Here is an example, performed in
example/bronzeage.
i -src -path=.:prelude:resource-1.0/* -optimize=all_subs BronzeageEng.gf
i -src -path=.:prelude:resource-1.0/* -optimize=all_subs BronzeageGer.gf
strip
pm -printer=gfcc | wf bronze.gfcc
The reference interpreter written in Haskell consists of the following files:
-- source file for BNFC
GFCC.cf -- labelled BNF grammar of gfcc
-- files generated by BNFC
AbsGFCC.hs -- abstrac syntax of gfcc
ErrM.hs -- error monad used internally
LexGFCC.hs -- lexer of gfcc files
ParGFCC.hs -- parser of gfcc files and syntax trees
PrintGFCC.hs -- printer of gfcc files and syntax trees
-- hand-written files
DataGFCC.hs -- post-parser grammar creation, linearization and evaluation
GenGFCC.hs -- random and exhaustive generation, generate-and-test parsing
RunGFCC.hs -- main function - a simple command interpreter
It is included in the
developers' version
of GF, in the subdirectory GF/src/GF/Canon/GFCC.
To compile the interpreter, type
make gfcc
in GF/src. To run it, type
./gfcc <GFCC-file>
The available commands are
gr <Cat> <Int>: generate a number of random trees in category.
and show their linearizations in all languages
grt <Cat> <Int>: generate a number of random trees in category.
and show the trees and their linearizations in all languages
gt <Cat> <Int>: generate a number of trees in category from smallest,
and show their linearizations in all languages
gtt <Cat> <Int>: generate a number of trees in category from smallest,
and show the trees and their linearizations in all languages
p <Int> <Cat> <String>: "parse", i.e. generate trees until match or
until the given number have been generated
<Tree>: linearize tree in all languages, also showing full records
quit: terminate the system cleanly
A base-line interpreter in C++ has been started.

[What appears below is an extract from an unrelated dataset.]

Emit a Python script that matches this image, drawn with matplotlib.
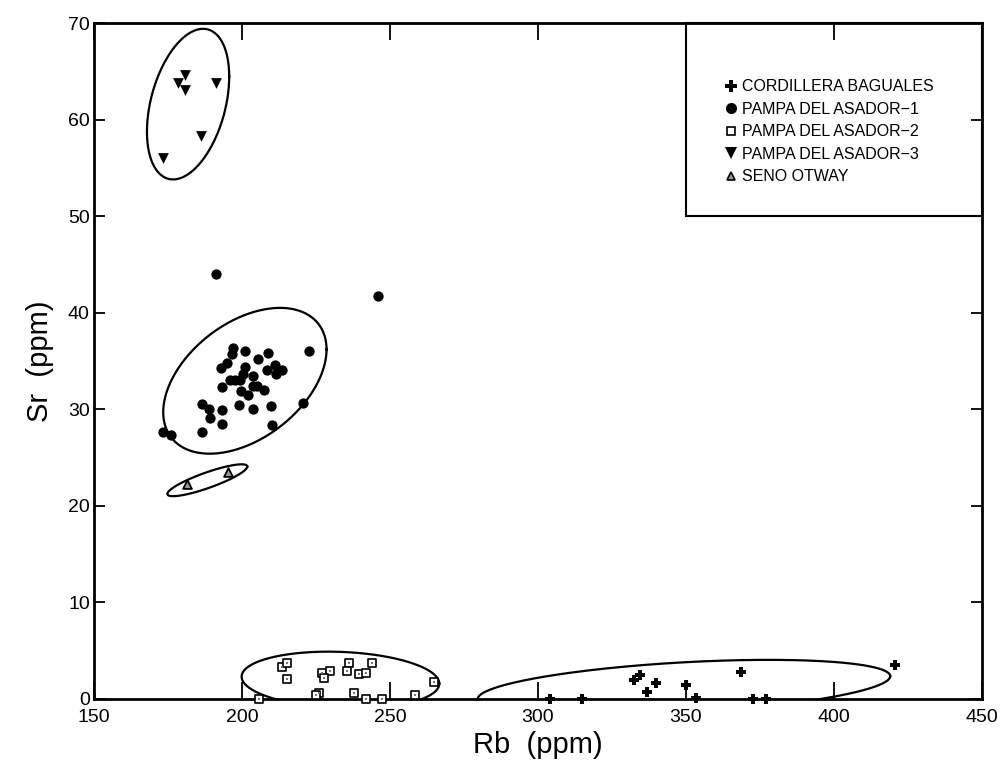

Its main functionality is random generation of trees and linearization of them.
Here are some results from running the different interpreters, compared
to running the same grammar in GF, saved in .gfcm format.
The grammar contains the English, German, and Norwegian
versions of Bronzeage. The experiment was carried out on
Ubuntu Linux laptop with 1.5 GHz Intel centrino processor.
| GF | gfcc(hs) | gfcc++ | |
|---|---|---|---|
| program size | 7249k | 803k | 113k |
| grammar size | 336k | 119k | 119k |
| read grammar | 1150ms | 510ms | 100ms |
| generate 222 | 9500ms | 450ms | 800ms |
| memory | 21M | 10M | 20M |
To summarize:
Interpreter in Java.
Parsing via MCFG
Hand-written parsers for GFCC grammars to reduce code size (and efficiency?) of interpreters.
Binary format and/or file compression of GFCC output.
Syntax editor based on GFCC.
Rewriting of resource libraries in order to exploit the word-suffix sharing better (depth-one tables, as in FM).